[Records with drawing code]

>>>>>

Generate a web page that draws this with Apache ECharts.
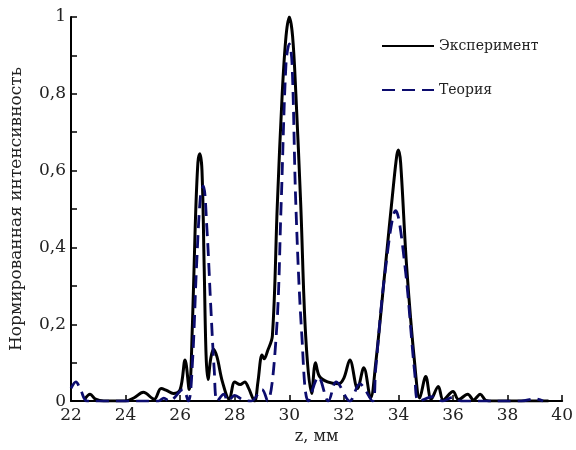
<!DOCTYPE html>
<html>
<head>
<meta charset="utf-8">
<script src="https://cdn.jsdelivr.net/npm/echarts@6/dist/echarts.min.js"></script>
<style>
  html, body { margin: 0; padding: 0; background: #fff; }
  #chart { width: 576px; height: 450px; }
</style>
</head>
<body>
<div id="chart"></div>
<script>
// эксперимент
var expZ = [22.5, 22.7, 22.9, 23.2, 24.0, 24.3, 24.65, 25.05, 25.3, 25.5, 25.75, 26.0, 26.18, 26.33,
    26.45, 26.55, 26.65, 26.72, 26.8, 26.88, 26.95, 27.02, 27.12, 27.22, 27.35, 27.55, 27.8,
    28.0, 28.2, 28.37, 28.5, 28.73, 28.85, 29.0, 29.08, 29.2, 29.38, 29.56, 29.74, 29.88, 30.0,
    30.12, 30.24, 30.42, 30.6, 30.82, 30.96, 31.1, 31.4, 31.8, 32.0, 32.22, 32.5, 32.73, 32.98,
    33.16, 33.52, 33.8, 33.94, 34.0, 34.08, 34.3, 34.6, 34.78, 35.0, 35.2, 35.46, 35.64, 36.0,
    36.2, 36.54, 36.75, 37.0, 37.2, 37.5, 38.5, 39.5];
var expI = [0.005, 0.018, 0.005, 0.0, 0.0, 0.008, 0.023, 0.005, 0.033, 0.028, 0.02, 0.03, 0.107, 0.03,
    0.2, 0.45, 0.62, 0.644, 0.6, 0.35, 0.12, 0.056, 0.11, 0.135, 0.115, 0.05, 0.005,
    0.05, 0.043, 0.05, 0.035, 0.0, 0.05, 0.12, 0.11, 0.13, 0.17, 0.51, 0.8, 0.95, 1.0,
    0.95, 0.8, 0.51, 0.17, 0.02, 0.1, 0.065, 0.05, 0.045, 0.06, 0.107, 0.033, 0.087, 0.008,
    0.094, 0.35, 0.55, 0.64, 0.654, 0.62, 0.35, 0.094, 0.008, 0.064, 0.005, 0.038, 0.003, 0.025,
    0.004, 0.018, 0.003, 0.018, 0.002, 0.0, 0.0, 0.0];

// теория
var theoryZ = [22.0, 22.18, 22.35, 22.6, 24.0, 25.2, 25.4, 25.6, 26.1, 26.3, 26.45, 26.6, 26.75, 26.85,
    26.98, 27.12, 27.25, 27.36, 27.6, 27.75, 28.0, 28.3, 28.6, 29.0, 29.2, 29.52, 29.7, 29.88,
    30.0, 30.1, 30.24, 30.46, 30.7, 31.07, 31.43, 31.72, 32.22, 32.58, 33.05, 33.16, 33.5,
    33.9, 34.24, 34.6, 34.75, 35.3, 35.6, 36.0, 36.3, 38.5, 39.0, 39.3];
var theoryI = [0.033, 0.05, 0.03, 0.0, 0.0, 0.0, 0.008, 0.0, 0.03, 0.0, 0.1, 0.35, 0.54, 0.56,
    0.45, 0.25, 0.08, 0.0, 0.018, 0.0, 0.015, 0.003, 0.0, 0.03, 0.0, 0.17, 0.51, 0.88,
    0.93, 0.88, 0.51, 0.17, 0.0, 0.063, 0.0, 0.05, 0.0, 0.045, 0.0, 0.08, 0.33,
    0.496, 0.35, 0.07, 0.0, 0.012, 0.0, 0.01, 0.0, 0.0, 0.006, 0.0];

var xTicks = [22, 40, 2];
var yTicks = [0, 1, 0.1];

function zip(a, b) {
    return a.map(function (v, i) { return [v, b[i]]; });
}

var serif = 'DejaVu Serif';
var chart = echarts.init(document.getElementById('chart'));

chart.setOption({
    animation: false,
    backgroundColor: '#fff',
    grid: { left: 68, right: 8, top: 17, bottom: 40 },
    legend: {
        orient: 'vertical',
        left: 376,
        top: 34,
        itemGap: 30,
        itemWidth: 52,
        itemHeight: 14,
        itemStyle: { opacity: 0 },
        textStyle: { fontFamily: serif, fontSize: 14, color: '#222' },
        data: ['Эксперимент', 'Теория']
    },
    xAxis: {
        type: 'value',
        min: xTicks[0], max: xTicks[1], interval: xTicks[2],
        name: 'z, мм',
        nameLocation: 'middle',
        nameGap: 22,
        nameTextStyle: { fontFamily: serif, fontSize: 16, color: '#222' },
        axisLine: { lineStyle: { color: '#000', width: 2 } },
        axisTick: { inside: true, length: 6, lineStyle: { color: '#000', width: 1.5 } },
        axisLabel: { fontFamily: serif, fontSize: 17, color: '#222', margin: 6 },
        splitLine: { show: false }
    },
    yAxis: {
        type: 'value',
        min: yTicks[0], max: yTicks[1], interval: yTicks[2],
        name: 'Нормированная интенсивность',
        nameLocation: 'middle',
        nameGap: 46,
        nameTextStyle: { fontFamily: serif, fontSize: 17, color: '#222' },
        axisLine: { show: true, lineStyle: { color: '#000', width: 2 } },
        axisTick: { inside: true, length: 6, lineStyle: { color: '#000', width: 1.5 } },
        axisLabel: {
            fontFamily: serif, fontSize: 17, color: '#222', margin: 5,
            formatter: function (v) {
                var k = Math.round(v * 10);
                if (k % 2) return '';
                if (k === 0) return '0';
                if (k === 10) return '1';
                return '0,' + k;
            }
        },
        splitLine: { show: false }
    },
    series: [
        {
            name: 'Эксперимент',
            type: 'line',
            data: zip(expZ, expI),
            showSymbol: false,
            symbol: 'none',
            smooth: 0.35,
            lineStyle: { color: '#000', width: 3 },
            itemStyle: { color: '#000' }
        },
        {
            name: 'Теория',
            type: 'line',
            data: zip(theoryZ, theoryI),
            showSymbol: false,
            symbol: 'none',
            smooth: 0.35,
            lineStyle: { color: '#0c0c6e', width: 2.8, type: [13, 7] },
            itemStyle: { color: '#0c0c6e' }
        }
    ]
});
</script>
</body>
</html>
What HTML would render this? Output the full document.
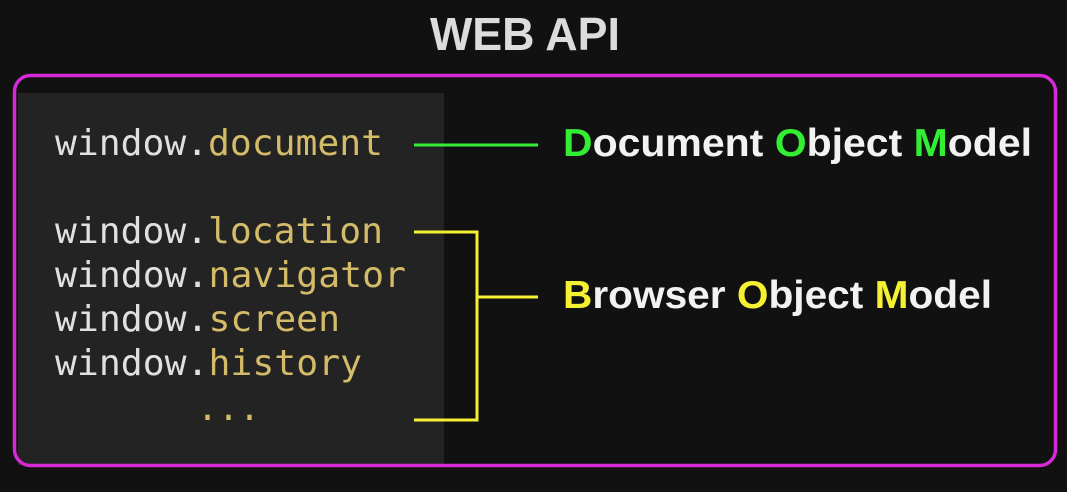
<!DOCTYPE html>
<html><head><meta charset="utf-8"><style>
html,body{margin:0;padding:0;background:#111;}
svg{display:block}
</style></head><body>
<svg width="1067" height="492" viewBox="0 0 1067 492" xmlns="http://www.w3.org/2000/svg">
<rect width="1067" height="492" fill="#111"/>
<text x="525" y="50" text-anchor="middle" font-family="Liberation Sans, sans-serif" font-weight="bold" font-size="46" fill="#dcdcdc" textLength="190" lengthAdjust="spacingAndGlyphs">WEB API</text>
<rect x="18" y="93" width="426" height="372" fill="#232323"/>
<rect x="14.5" y="75.5" width="1041" height="390" rx="16" fill="none" stroke="#d62ad6" stroke-width="3.5"/>
<g font-family="DejaVu Sans Mono, Liberation Mono, monospace" font-size="36">
<text x="55" y="155" textLength="328" lengthAdjust="spacingAndGlyphs"><tspan fill="#e0e0e0">window.</tspan><tspan fill="#d4bb68">document</tspan></text>
<text x="55" y="243" textLength="328" lengthAdjust="spacingAndGlyphs"><tspan fill="#e0e0e0">window.</tspan><tspan fill="#d4bb68">location</tspan></text>
<text x="55" y="287" textLength="351" lengthAdjust="spacingAndGlyphs"><tspan fill="#e0e0e0">window.</tspan><tspan fill="#d4bb68">navigator</tspan></text>
<text x="55" y="331" textLength="285" lengthAdjust="spacingAndGlyphs"><tspan fill="#e0e0e0">window.</tspan><tspan fill="#d4bb68">screen</tspan></text>
<text x="55" y="375" textLength="307" lengthAdjust="spacingAndGlyphs"><tspan fill="#e0e0e0">window.</tspan><tspan fill="#d4bb68">history</tspan></text>
<text x="197" y="420" fill="#d4bb68" textLength="63" lengthAdjust="spacingAndGlyphs">...</text>
</g>
<line x1="414" y1="145" x2="538" y2="145" stroke="#33ee33" stroke-width="3"/>
<polyline points="414,232 477,232 477,420 414,420" fill="none" stroke="#f5f032" stroke-width="3"/>
<line x1="477" y1="297" x2="538" y2="297" stroke="#f5f032" stroke-width="3"/>
<g font-family="Liberation Sans, sans-serif" font-weight="bold" font-size="39" fill="#f2f2f2">
<text x="563" y="156" textLength="469" lengthAdjust="spacingAndGlyphs"><tspan fill="#33ee33">D</tspan>ocument <tspan fill="#33ee33">O</tspan>bject <tspan fill="#33ee33">M</tspan>odel</text>
<text x="563" y="308" textLength="429" lengthAdjust="spacingAndGlyphs"><tspan fill="#f5f032">B</tspan>rowser <tspan fill="#f5f032">O</tspan>bject <tspan fill="#f5f032">M</tspan>odel</text>
</g>
</svg>
</body></html>
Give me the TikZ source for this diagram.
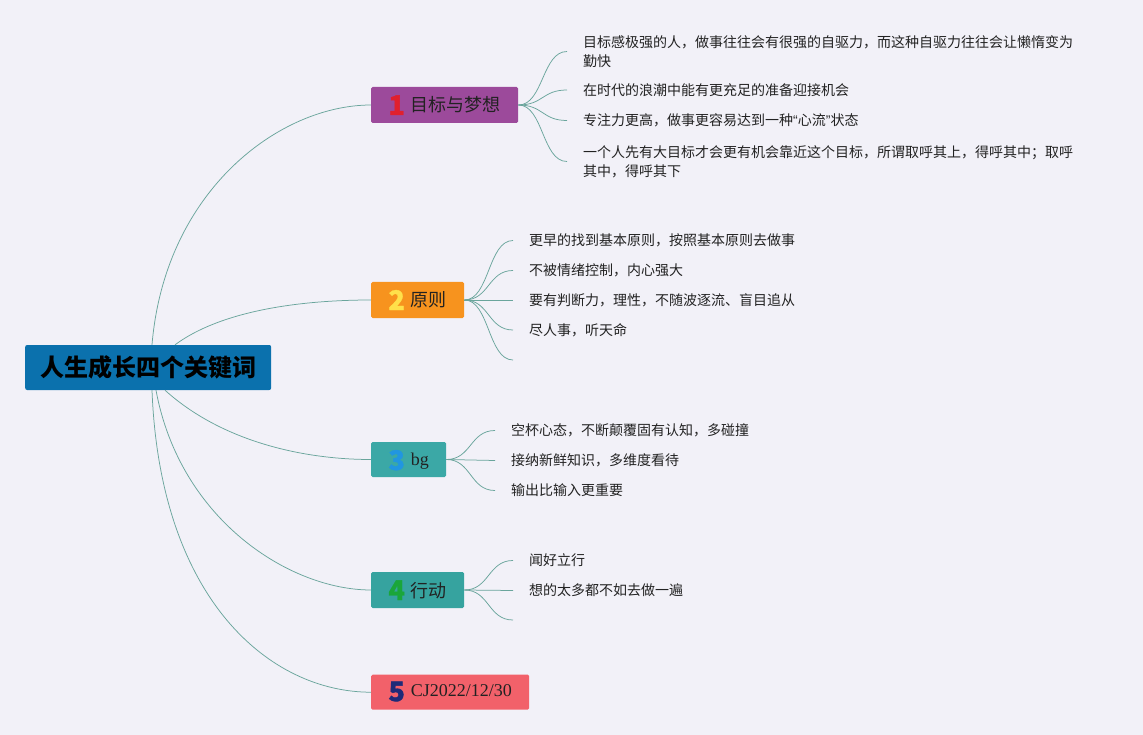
\documentclass[tikz,border=0pt]{standalone}
\usepackage{fontspec}
\setmainfont{Liberation Serif}
\newfontfamily\cjk{Noto Sans CJK SC}
\newfontfamily\digf{Noto Sans CJK SC}[BoldFeatures={FakeBold=1.2}]
\newfontfamily\lsans{Liberation Sans}
\definecolor{bgc}{HTML}{F2F1F8}
\definecolor{rootc}{HTML}{0B71AD}
\definecolor{purp}{HTML}{9C4A9B}
\definecolor{oran}{HTML}{F7931E}
\definecolor{tealA}{HTML}{3BA8A6}
\definecolor{tealB}{HTML}{36A39F}
\definecolor{redc}{HTML}{F2616A}
\definecolor{linec}{HTML}{6AA59C}
\definecolor{txt}{HTML}{222222}
\definecolor{dRed}{HTML}{E0202E}
\definecolor{dYel}{HTML}{FFE04A}
\definecolor{dBlue}{HTML}{2196E0}
\definecolor{dGreen}{HTML}{1AA63A}
\definecolor{dNavy}{HTML}{1E2A78}
% digit badge: colour, lowering, digit
\newcommand{\dg}[3]{\raisebox{-#2}{\color{#1}\digf\bfseries\fontsize{27}{27}\selectfont #3}\hspace{6pt}}
\tikzset{
  rootbox/.style={fill=rootc, rounded corners=2pt, minimum height=45pt, minimum width=246pt, inner sep=0pt, anchor=west, font=\cjk\bfseries\fontsize{24}{24}\selectfont, text=black},
  mainbox/.style={rounded corners=1.5pt, minimum height=36pt, inner sep=0pt, text height=14pt, text depth=0pt, anchor=west, font=\cjk\fontsize{18}{18}\selectfont, text=txt},
  leaf/.style={anchor=west, inner xsep=16pt, inner ysep=2pt, font=\cjk\fontsize{14}{19}\selectfont, text=txt, align=left},
  conn/.style={draw=linec, line width=0.75pt},
}
\begin{document}
\begin{tikzpicture}[x=1pt,y=-1pt]
\fill[bgc] (0,0) rectangle (1143,735);
\useasboundingbox (0,0) rectangle (1143,735);

% root
\node[rootbox] (root) at (25,367.5) {人生成长四个关键词};

% main nodes
\node[mainbox, fill=purp, minimum width=147pt] (n1) at (371,105) {\dg{dRed}{3pt}{1}目标与梦想};
\node[mainbox, fill=oran, minimum width=93pt] (n2) at (371,300) {\dg{dYel}{3pt}{2}原则};
\node[mainbox, fill=tealA, minimum width=75pt, minimum height=35pt, text height=11pt] (n3) at (371,459.5) {\dg{dBlue}{5pt}{3}{\rmfamily bg}};
\node[mainbox, fill=tealB, minimum width=93pt] (n4) at (371,590) {\dg{dGreen}{3pt}{4}行动};
\node[mainbox, fill=redc, minimum width=158pt, minimum height=35pt, text height=8pt] (n5) at (371,692.2) {\dg{dNavy}{5pt}{5}{\rmfamily CJ2022/12/30}};

% root connectors
\coordinate (rt1) at ([xshift=127pt]root.north west);
\coordinate (rt2) at ([xshift=150pt]root.north west);
\coordinate (rb3) at ([xshift=140pt]root.south west);
\coordinate (rb4) at ([xshift=131pt]root.south west);
\coordinate (rb5) at ([xshift=127pt]root.south west);
\draw[conn] (rt1) .. controls (165,190) and (280,105) .. (n1.west);
\draw[conn] (rt2) .. controls (225,308) and (310,300) .. (n2.west);
\draw[conn] (rb3) .. controls (220,440) and (300,459.5) .. (n3.west);
\draw[conn] (rb4) .. controls (180,520) and (290,590) .. (n4.west);
\draw[conn] (rb5) .. controls (160,600) and (270,692.2) .. (n5.west);

% leaves of 1
\node[leaf] (l11) at (567,51.5) {目标感极强的人，做事往往会有很强的自驱力，而这种自驱力往往会让懒惰变为\\勤快};
\node[leaf] (l12) at (567,90) {在时代的浪潮中能有更充足的准备迎接机会};
\node[leaf] (l13) at (567,120.5) {专注力更高，做事更容易达到一种{\lsans “}心流{\lsans ”}状态};
\node[leaf] (l14) at (567,161.5) {一个人先有大目标才会更有机会靠近这个目标，所谓取呼其上，得呼其中；取呼\\其中，得呼其下};
\foreach \t in {l11,l12,l13,l14}
  \draw[conn] (n1.east) .. controls ++(25,0) and ([xshift=-25pt]\t.west) .. (\t.west);

% leaves of 2
\node[leaf] (l21) at (513,240.5) {更早的找到基本原则，按照基本原则去做事};
\node[leaf] (l22) at (513,270.5) {不被情绪控制，内心强大};
\node[leaf] (l23) at (513,300) {要有判断力，理性，不随波逐流、盲目追从};
\node[leaf] (l24) at (513,330) {尽人事，听天命};
\coordinate (l25) at (513,360);
\foreach \t in {l21,l22,l23,l24}
  \draw[conn] (n2.east) .. controls ++(25,0) and ([xshift=-25pt]\t.west) .. (\t.west);
\draw[conn] (n2.east) .. controls ++(25,0) and ([xshift=-25pt]l25) .. (l25);

% leaves of 3
\node[leaf] (l31) at (495,430.5) {空杯心态，不断颠覆固有认知，多碰撞};
\node[leaf] (l32) at (495,460.5) {接纳新鲜知识，多维度看待};
\node[leaf] (l33) at (495,490.5) {输出比输入更重要};
\foreach \t in {l31,l32,l33}
  \draw[conn] (n3.east) .. controls ++(25,0) and ([xshift=-25pt]\t.west) .. (\t.west);

% leaves of 4
\node[leaf] (l41) at (513,560.5) {闻好立行};
\node[leaf] (l42) at (513,590.5) {想的太多都不如去做一遍};
\coordinate (l43) at (513,620);
\foreach \t in {l41,l42}
  \draw[conn] (n4.east) .. controls ++(25,0) and ([xshift=-25pt]\t.west) .. (\t.west);
\draw[conn] (n4.east) .. controls ++(25,0) and ([xshift=-25pt]l43) .. (l43);
\end{tikzpicture}
\end{document}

<<<<<

#### Stated problem:
Find the word "this" in the data and copy out each line where it turns up.

#### The solution:
Generate a web page that draws this with Apache ECharts.
What HTML would render this? Output the full document.
Give me the TikZ source for this diagram.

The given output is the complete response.